### Records supplied
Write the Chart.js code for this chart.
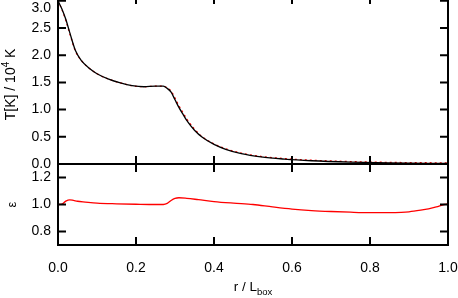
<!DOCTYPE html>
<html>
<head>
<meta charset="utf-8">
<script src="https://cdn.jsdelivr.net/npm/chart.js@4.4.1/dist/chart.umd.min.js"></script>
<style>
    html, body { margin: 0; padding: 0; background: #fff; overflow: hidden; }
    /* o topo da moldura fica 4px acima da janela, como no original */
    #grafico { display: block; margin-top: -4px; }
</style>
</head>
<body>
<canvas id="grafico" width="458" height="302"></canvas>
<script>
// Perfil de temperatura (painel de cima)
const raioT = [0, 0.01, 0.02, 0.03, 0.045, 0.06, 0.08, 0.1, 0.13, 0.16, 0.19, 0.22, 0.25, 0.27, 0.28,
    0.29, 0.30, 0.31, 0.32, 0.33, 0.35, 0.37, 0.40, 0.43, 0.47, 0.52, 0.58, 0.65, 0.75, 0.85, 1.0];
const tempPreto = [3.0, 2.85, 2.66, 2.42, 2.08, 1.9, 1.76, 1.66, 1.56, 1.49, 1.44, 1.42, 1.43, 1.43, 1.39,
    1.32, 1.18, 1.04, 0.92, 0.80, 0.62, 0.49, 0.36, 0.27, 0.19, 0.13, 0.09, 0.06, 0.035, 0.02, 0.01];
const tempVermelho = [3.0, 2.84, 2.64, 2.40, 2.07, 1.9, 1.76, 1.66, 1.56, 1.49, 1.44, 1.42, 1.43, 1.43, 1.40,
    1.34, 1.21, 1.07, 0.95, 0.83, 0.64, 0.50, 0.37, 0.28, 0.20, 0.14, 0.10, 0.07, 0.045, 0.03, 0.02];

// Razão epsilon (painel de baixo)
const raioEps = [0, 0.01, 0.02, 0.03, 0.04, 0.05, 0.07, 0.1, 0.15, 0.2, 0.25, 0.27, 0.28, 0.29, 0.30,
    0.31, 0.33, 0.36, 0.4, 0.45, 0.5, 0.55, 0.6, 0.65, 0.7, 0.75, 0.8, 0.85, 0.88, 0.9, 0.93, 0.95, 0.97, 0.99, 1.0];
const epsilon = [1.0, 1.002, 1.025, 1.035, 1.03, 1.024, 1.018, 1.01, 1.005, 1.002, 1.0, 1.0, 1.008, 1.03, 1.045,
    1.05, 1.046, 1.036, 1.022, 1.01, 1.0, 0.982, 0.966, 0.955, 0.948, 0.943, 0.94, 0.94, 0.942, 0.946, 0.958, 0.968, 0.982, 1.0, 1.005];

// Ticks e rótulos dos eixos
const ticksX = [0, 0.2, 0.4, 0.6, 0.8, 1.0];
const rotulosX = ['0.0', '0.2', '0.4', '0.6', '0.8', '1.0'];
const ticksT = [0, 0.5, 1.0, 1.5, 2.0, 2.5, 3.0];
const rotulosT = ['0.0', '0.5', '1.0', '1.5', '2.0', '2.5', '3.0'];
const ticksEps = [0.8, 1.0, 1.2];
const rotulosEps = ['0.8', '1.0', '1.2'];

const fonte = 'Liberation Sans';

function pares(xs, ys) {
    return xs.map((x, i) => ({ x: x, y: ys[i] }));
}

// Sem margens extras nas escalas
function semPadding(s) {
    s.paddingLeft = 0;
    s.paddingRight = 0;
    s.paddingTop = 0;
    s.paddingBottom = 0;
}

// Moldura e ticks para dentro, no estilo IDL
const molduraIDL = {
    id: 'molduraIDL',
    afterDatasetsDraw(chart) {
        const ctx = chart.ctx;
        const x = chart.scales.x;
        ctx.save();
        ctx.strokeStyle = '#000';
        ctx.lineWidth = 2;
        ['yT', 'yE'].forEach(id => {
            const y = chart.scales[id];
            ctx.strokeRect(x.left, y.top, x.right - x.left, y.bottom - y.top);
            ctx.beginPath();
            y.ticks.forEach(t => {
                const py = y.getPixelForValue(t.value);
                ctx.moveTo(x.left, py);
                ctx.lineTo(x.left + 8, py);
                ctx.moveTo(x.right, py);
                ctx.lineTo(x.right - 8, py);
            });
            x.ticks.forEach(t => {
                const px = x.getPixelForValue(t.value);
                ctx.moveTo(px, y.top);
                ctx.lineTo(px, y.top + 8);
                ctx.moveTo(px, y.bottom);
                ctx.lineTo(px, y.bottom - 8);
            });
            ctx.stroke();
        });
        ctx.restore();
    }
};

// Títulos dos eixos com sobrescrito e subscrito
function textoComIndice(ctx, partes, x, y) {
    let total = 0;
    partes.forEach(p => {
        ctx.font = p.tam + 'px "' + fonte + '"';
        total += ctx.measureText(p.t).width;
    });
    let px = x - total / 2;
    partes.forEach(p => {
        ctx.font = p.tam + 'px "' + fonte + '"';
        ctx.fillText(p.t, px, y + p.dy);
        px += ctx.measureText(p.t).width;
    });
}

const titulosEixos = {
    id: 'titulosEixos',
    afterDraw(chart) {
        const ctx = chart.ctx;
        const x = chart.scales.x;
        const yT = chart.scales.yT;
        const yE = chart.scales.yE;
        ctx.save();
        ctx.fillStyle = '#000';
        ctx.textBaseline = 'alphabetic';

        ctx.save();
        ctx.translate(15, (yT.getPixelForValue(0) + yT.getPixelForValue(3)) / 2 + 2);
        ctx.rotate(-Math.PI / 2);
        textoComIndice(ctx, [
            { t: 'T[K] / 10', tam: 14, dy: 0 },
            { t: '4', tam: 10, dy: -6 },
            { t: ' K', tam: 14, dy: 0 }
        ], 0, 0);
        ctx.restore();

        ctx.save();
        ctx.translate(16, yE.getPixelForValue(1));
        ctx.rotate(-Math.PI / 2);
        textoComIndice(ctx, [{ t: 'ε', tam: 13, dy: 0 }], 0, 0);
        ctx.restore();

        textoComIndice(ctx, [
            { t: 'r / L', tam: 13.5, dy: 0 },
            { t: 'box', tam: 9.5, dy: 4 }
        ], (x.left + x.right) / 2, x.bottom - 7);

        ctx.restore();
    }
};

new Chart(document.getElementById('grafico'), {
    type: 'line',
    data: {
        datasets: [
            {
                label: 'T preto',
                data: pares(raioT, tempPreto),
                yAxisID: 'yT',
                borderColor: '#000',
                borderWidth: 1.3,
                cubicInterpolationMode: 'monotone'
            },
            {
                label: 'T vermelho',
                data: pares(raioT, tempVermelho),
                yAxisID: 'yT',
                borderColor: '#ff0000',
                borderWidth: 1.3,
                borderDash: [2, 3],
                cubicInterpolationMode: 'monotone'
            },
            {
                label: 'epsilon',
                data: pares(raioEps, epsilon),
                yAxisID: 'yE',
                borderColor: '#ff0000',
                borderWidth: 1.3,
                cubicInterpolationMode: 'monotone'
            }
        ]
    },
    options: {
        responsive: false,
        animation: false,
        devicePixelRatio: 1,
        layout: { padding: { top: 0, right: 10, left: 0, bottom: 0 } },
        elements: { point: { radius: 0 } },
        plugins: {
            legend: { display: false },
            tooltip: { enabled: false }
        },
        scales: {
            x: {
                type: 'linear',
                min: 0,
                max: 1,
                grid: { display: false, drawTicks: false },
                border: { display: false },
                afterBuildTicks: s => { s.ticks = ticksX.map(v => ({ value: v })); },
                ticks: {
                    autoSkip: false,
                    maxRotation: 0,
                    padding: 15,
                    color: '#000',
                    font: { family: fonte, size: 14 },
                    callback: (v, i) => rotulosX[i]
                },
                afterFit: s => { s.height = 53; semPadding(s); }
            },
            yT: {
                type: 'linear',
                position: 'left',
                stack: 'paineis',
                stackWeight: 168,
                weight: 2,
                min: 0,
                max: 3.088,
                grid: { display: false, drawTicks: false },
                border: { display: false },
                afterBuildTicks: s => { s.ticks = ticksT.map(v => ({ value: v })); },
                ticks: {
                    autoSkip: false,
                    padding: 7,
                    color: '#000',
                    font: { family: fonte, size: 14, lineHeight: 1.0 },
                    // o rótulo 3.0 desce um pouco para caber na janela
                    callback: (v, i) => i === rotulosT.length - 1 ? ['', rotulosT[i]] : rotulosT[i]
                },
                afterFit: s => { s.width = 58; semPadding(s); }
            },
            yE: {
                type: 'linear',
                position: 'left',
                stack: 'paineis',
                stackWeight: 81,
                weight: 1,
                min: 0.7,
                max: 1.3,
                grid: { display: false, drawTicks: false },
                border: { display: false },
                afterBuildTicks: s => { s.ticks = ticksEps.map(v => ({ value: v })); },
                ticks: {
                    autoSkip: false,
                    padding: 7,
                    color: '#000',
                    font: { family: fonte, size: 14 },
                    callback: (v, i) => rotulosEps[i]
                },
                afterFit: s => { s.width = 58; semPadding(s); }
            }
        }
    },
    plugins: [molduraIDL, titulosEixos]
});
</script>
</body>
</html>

==

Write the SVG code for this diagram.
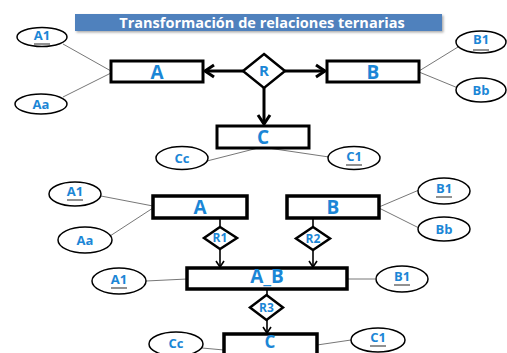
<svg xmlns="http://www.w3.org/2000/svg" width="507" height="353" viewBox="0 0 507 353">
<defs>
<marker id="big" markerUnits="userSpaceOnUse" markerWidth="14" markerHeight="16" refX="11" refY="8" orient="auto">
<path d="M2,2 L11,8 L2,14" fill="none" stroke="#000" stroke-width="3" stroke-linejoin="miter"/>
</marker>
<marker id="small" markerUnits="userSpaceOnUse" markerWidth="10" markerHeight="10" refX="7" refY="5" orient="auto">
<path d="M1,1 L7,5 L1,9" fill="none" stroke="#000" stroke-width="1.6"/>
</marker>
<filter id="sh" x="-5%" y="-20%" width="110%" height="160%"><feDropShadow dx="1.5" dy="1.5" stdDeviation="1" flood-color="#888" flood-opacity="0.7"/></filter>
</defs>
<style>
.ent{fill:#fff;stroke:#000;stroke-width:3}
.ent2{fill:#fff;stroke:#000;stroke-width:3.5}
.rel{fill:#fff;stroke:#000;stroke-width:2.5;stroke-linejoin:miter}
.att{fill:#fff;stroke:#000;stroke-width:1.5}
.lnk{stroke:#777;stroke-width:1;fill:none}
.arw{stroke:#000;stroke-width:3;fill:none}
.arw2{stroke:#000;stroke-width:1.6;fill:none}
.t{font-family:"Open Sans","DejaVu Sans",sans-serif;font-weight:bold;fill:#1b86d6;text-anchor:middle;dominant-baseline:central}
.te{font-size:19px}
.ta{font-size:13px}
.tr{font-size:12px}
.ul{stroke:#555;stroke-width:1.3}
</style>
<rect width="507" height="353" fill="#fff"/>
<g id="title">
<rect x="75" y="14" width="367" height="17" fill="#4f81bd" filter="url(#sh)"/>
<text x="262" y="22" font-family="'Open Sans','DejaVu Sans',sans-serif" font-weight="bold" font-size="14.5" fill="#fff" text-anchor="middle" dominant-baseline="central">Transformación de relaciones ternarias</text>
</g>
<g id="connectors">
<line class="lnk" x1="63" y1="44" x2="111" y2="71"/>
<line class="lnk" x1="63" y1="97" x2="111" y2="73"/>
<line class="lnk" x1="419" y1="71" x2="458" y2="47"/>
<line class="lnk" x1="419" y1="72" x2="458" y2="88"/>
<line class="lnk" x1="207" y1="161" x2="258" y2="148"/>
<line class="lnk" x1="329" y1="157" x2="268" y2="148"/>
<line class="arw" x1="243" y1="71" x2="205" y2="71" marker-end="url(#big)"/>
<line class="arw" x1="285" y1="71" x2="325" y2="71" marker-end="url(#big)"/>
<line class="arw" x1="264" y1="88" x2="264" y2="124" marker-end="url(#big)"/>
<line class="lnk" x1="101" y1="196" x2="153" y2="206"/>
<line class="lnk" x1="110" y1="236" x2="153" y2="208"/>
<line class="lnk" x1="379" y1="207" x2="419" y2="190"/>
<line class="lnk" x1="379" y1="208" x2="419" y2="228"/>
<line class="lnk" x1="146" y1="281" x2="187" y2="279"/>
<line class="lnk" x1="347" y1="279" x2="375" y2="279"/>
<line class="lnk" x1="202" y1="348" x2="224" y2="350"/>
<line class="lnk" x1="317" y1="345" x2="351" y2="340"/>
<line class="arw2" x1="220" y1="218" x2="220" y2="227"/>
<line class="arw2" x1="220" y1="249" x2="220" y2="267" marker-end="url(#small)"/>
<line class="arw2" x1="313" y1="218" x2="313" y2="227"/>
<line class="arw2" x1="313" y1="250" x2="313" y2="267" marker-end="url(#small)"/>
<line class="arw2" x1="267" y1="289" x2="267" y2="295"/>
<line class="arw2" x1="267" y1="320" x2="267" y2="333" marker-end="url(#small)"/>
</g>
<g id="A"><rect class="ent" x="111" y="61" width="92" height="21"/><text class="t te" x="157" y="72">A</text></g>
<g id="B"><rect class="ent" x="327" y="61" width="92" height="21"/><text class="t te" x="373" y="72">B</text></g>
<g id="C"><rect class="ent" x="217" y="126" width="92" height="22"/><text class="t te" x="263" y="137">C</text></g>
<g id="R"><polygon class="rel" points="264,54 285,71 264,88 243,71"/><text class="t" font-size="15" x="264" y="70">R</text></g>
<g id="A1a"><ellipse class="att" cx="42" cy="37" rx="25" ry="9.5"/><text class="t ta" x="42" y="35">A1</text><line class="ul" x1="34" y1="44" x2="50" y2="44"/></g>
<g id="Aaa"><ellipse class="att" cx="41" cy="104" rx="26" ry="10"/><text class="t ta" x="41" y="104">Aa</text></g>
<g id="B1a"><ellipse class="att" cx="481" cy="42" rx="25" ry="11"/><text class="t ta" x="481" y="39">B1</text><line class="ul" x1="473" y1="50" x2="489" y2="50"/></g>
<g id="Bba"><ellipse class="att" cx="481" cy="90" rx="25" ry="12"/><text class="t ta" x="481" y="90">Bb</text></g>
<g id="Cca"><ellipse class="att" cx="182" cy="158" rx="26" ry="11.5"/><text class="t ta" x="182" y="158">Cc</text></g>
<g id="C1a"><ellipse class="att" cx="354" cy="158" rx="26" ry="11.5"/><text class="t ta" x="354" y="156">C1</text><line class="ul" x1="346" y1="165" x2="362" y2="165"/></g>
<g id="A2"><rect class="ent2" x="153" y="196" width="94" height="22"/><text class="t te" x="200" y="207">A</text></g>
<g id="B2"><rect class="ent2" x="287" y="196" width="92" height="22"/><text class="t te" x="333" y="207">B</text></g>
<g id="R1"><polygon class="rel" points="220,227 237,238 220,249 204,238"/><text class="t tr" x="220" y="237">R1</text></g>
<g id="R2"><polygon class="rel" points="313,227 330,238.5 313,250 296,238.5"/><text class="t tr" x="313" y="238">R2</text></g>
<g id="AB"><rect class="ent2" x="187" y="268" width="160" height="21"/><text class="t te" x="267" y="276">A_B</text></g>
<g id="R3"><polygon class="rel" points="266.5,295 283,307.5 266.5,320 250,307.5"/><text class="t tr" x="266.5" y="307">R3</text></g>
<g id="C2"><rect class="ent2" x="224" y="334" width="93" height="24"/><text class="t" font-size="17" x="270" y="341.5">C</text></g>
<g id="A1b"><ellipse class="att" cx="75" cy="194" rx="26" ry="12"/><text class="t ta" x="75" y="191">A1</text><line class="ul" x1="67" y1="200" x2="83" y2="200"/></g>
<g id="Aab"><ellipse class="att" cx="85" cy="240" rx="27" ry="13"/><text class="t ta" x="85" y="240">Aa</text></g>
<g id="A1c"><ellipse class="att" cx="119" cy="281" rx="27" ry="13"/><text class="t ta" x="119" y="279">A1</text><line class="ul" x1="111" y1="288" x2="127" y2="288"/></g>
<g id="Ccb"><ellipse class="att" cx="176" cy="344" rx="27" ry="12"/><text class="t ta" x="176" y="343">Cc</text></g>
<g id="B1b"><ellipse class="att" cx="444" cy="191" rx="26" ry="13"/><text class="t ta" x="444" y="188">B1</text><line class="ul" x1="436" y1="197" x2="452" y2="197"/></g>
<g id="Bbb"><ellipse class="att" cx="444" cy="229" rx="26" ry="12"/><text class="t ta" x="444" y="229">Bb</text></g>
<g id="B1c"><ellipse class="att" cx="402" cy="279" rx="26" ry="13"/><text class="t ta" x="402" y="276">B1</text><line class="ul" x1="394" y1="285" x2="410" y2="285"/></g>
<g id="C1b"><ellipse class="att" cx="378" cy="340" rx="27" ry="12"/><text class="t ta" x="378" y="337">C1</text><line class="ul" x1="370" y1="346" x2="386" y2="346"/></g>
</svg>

--

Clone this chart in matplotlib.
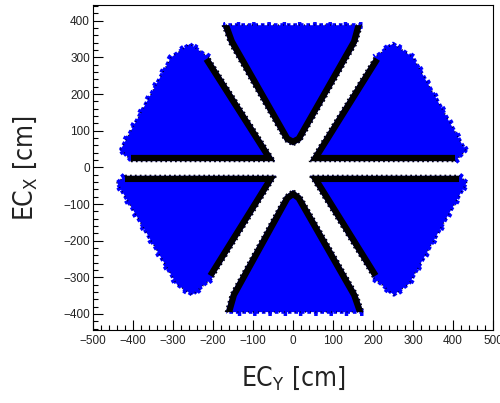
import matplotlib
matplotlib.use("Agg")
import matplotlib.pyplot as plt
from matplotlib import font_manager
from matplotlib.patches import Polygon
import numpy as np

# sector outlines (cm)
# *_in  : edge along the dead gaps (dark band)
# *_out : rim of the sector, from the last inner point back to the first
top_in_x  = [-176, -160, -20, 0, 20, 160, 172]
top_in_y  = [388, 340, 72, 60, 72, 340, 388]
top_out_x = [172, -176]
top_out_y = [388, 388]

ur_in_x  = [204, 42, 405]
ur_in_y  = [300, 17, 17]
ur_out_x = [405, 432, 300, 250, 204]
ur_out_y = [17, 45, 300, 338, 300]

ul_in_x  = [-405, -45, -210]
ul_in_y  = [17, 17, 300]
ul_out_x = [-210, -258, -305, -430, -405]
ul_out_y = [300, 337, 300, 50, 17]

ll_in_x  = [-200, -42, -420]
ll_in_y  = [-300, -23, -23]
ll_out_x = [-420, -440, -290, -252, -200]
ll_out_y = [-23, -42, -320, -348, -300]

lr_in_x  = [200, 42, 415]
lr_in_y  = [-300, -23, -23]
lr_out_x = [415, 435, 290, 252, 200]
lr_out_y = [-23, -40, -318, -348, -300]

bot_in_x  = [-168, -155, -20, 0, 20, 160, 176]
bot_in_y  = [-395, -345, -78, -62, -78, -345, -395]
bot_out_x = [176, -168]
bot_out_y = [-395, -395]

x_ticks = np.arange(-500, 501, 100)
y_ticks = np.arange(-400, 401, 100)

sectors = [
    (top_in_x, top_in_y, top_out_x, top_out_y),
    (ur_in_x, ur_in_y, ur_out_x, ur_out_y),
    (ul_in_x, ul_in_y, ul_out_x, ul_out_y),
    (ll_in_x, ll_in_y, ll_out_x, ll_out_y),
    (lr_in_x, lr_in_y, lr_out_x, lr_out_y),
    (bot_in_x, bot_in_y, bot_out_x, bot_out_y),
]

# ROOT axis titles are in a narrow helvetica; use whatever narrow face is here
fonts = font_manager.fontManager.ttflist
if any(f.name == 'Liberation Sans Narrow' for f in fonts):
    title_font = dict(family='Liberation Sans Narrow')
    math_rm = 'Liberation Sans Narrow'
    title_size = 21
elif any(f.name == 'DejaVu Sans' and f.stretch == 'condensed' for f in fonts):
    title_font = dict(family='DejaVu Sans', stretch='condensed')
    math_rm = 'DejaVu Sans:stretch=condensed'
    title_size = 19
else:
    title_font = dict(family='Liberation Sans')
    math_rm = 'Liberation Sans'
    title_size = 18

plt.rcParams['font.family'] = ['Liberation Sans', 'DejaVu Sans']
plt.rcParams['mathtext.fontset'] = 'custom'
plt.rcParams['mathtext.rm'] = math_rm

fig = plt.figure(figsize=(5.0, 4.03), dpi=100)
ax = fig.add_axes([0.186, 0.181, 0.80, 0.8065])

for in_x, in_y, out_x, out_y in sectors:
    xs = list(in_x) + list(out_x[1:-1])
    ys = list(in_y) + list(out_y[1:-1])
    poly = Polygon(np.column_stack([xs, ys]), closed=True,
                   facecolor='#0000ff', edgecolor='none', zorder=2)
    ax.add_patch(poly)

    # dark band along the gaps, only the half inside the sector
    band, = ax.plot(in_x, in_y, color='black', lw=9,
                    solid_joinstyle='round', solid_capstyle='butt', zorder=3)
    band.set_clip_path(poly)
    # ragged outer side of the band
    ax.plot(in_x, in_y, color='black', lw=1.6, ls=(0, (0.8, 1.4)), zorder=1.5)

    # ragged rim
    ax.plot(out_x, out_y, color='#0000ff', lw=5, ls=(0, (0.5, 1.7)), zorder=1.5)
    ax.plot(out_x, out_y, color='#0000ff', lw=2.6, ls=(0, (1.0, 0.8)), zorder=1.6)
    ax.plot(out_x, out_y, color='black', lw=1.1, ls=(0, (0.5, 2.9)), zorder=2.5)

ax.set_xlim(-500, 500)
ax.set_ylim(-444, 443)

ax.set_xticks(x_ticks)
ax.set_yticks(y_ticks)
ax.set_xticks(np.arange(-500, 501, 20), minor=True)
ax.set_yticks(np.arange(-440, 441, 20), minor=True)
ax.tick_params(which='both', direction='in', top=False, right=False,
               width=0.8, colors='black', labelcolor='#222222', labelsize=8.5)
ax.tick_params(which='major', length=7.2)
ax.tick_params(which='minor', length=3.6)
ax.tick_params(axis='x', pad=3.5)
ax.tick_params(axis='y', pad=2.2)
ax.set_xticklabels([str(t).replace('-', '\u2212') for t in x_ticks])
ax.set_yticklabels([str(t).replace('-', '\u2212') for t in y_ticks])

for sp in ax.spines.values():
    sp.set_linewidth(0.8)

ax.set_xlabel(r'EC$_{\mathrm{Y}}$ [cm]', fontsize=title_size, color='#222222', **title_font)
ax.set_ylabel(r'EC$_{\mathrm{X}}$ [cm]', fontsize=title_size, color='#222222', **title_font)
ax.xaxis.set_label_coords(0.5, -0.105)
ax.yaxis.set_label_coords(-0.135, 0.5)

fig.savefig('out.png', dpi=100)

### Exercise brief
Above are the records. Print exactly the lines from the one containing "Write the Chart.js code for this chart." to the one containing "const rotulosEps = ['0.8', '1.0', '1.2'];", both included, and nothing else; pictures are excluded.

### Task output
Write the Chart.js code for this chart.
<!DOCTYPE html>
<html>
<head>
<meta charset="utf-8">
<script src="https://cdn.jsdelivr.net/npm/chart.js@4.4.1/dist/chart.umd.min.js"></script>
<style>
    html, body { margin: 0; padding: 0; background: #fff; overflow: hidden; }
    /* o topo da moldura fica 4px acima da janela, como no original */
    #grafico { display: block; margin-top: -4px; }
</style>
</head>
<body>
<canvas id="grafico" width="458" height="302"></canvas>
<script>
// Perfil de temperatura (painel de cima)
const raioT = [0, 0.01, 0.02, 0.03, 0.045, 0.06, 0.08, 0.1, 0.13, 0.16, 0.19, 0.22, 0.25, 0.27, 0.28,
    0.29, 0.30, 0.31, 0.32, 0.33, 0.35, 0.37, 0.40, 0.43, 0.47, 0.52, 0.58, 0.65, 0.75, 0.85, 1.0];
const tempPreto = [3.0, 2.85, 2.66, 2.42, 2.08, 1.9, 1.76, 1.66, 1.56, 1.49, 1.44, 1.42, 1.43, 1.43, 1.39,
    1.32, 1.18, 1.04, 0.92, 0.80, 0.62, 0.49, 0.36, 0.27, 0.19, 0.13, 0.09, 0.06, 0.035, 0.02, 0.01];
const tempVermelho = [3.0, 2.84, 2.64, 2.40, 2.07, 1.9, 1.76, 1.66, 1.56, 1.49, 1.44, 1.42, 1.43, 1.43, 1.40,
    1.34, 1.21, 1.07, 0.95, 0.83, 0.64, 0.50, 0.37, 0.28, 0.20, 0.14, 0.10, 0.07, 0.045, 0.03, 0.02];

// Razão epsilon (painel de baixo)
const raioEps = [0, 0.01, 0.02, 0.03, 0.04, 0.05, 0.07, 0.1, 0.15, 0.2, 0.25, 0.27, 0.28, 0.29, 0.30,
    0.31, 0.33, 0.36, 0.4, 0.45, 0.5, 0.55, 0.6, 0.65, 0.7, 0.75, 0.8, 0.85, 0.88, 0.9, 0.93, 0.95, 0.97, 0.99, 1.0];
const epsilon = [1.0, 1.002, 1.025, 1.035, 1.03, 1.024, 1.018, 1.01, 1.005, 1.002, 1.0, 1.0, 1.008, 1.03, 1.045,
    1.05, 1.046, 1.036, 1.022, 1.01, 1.0, 0.982, 0.966, 0.955, 0.948, 0.943, 0.94, 0.94, 0.942, 0.946, 0.958, 0.968, 0.982, 1.0, 1.005];

// Ticks e rótulos dos eixos
const ticksX = [0, 0.2, 0.4, 0.6, 0.8, 1.0];
const rotulosX = ['0.0', '0.2', '0.4', '0.6', '0.8', '1.0'];
const ticksT = [0, 0.5, 1.0, 1.5, 2.0, 2.5, 3.0];
const rotulosT = ['0.0', '0.5', '1.0', '1.5', '2.0', '2.5', '3.0'];
const ticksEps = [0.8, 1.0, 1.2];
const rotulosEps = ['0.8', '1.0', '1.2'];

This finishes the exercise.